The Slatest

EU Tells UK to Get on With Brexit Already as London Warns of Long Process

From left to right, Luxembourg’s Foreign Minister Jean Asselborn, Italy’s Foreign Minister Paolo Gentiloni, Germany’s Foreign Minister Frank-Walter Steinmeier, Belgium’s Foreign Minister Didier Reynders, France’s Foreign Minister Jean-Marc Ayrault, and Netherlands’ Foreign Minister Bert Koenders address a press conference after post-Brexit talks at the Villa Borsig in Berlin on June 25, 2016.

JOHN MACDOUGALL/AFP/Getty Images

European Union governments had a clear message for Britain as everyone woke up with Brexit hangover: Just leave already. European leaders tried to move quickly on Saturday to stop the bleeding and try to contain the pain of the cataclysmic UK vote to leave the EU. In London, however, leaders made it clear the formal exit process won’t begin for several months, suggesting a long period of uncertainty about what will actually happen and how this divorce will come to pass.

“There is a certain urgency … so that we don’t have a period of uncertainty, with financial consequences, political consequences,” French Foreign Minister Jean-Marc Ayrault said at a meeting of the six founding nations of the European Union.

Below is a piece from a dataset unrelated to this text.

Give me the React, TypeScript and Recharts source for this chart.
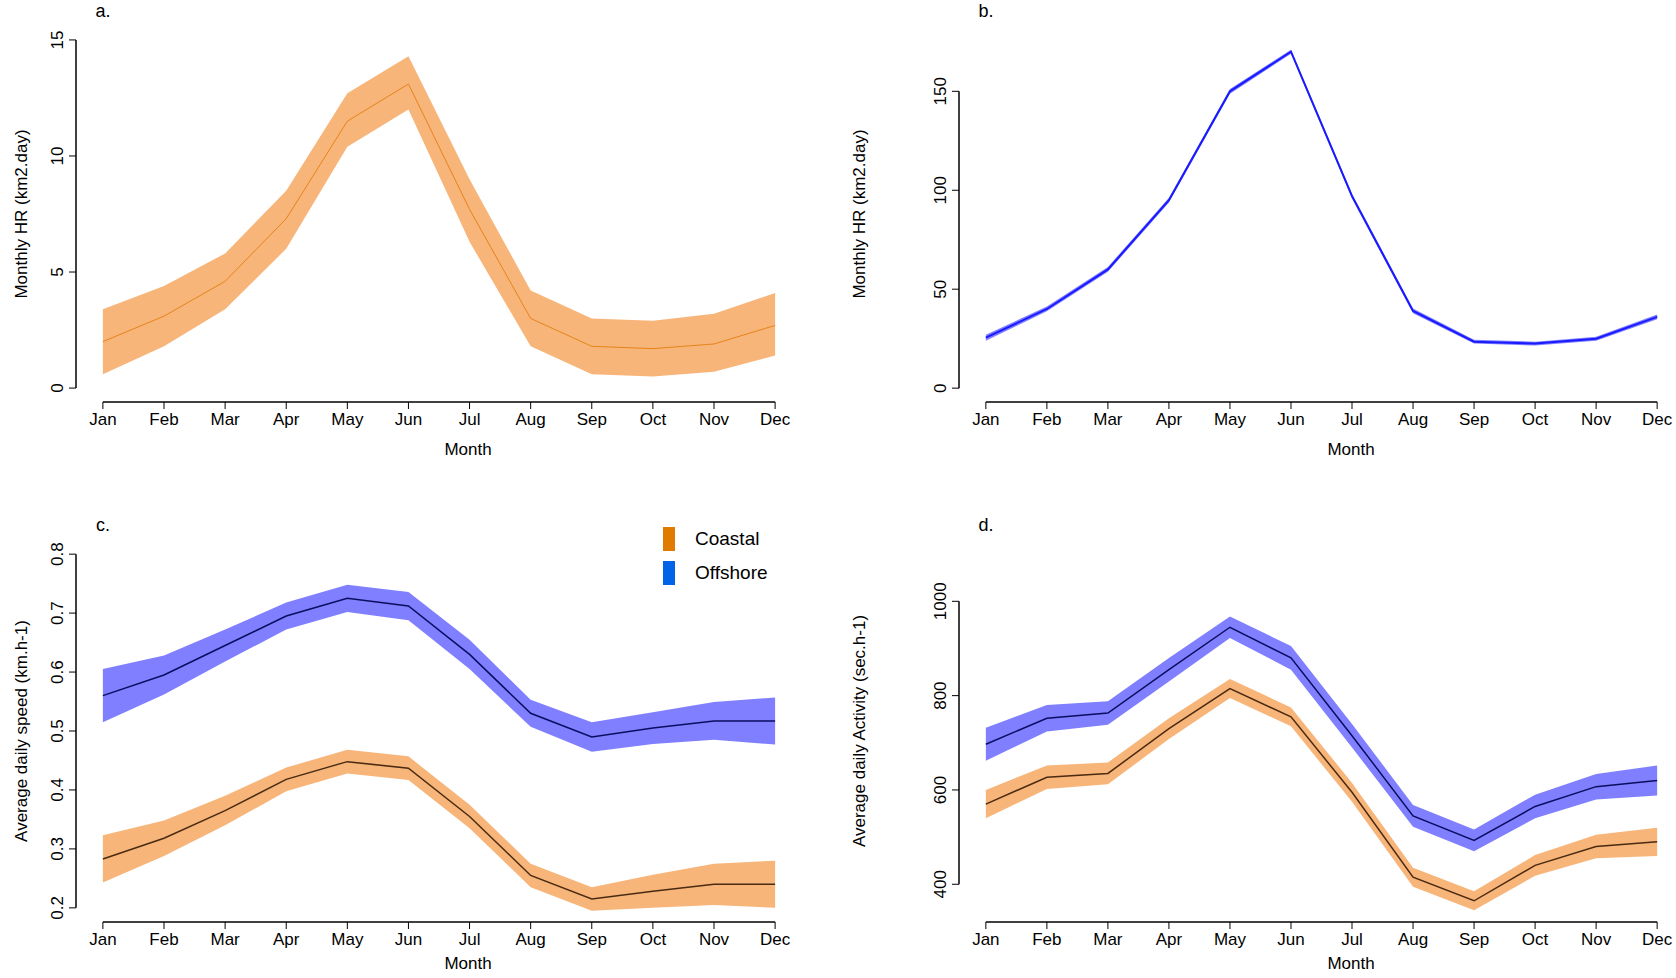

German Chancellor Angela Merkel tried to strike a more diplomatic tone, making clear she wasn’t particularly fond of the idea of pushing for a quick exit. “It shouldn’t take forever, that’s right, but I would not fight for a short timeframe,” she said.

Seems Merkel may just be accepting reality. As the Guardian points out, there seems to be little the European Union can do to push Britain to leave the bloc. “There is no mechanism to compel a state to withdraw from the European Union,” said Kenneth Armstrong, a European law professor.

Scotland, in contrast, is in no mood to wait and is seeking immediate talks with the European Union to make sure it can remain in the bloc. The Scottish government will “explore possible options to protect Scotland’s place in the EU,” Scottish leader Nicola Sturgeon said. A new referendum on independence is “very much on the table,” she added.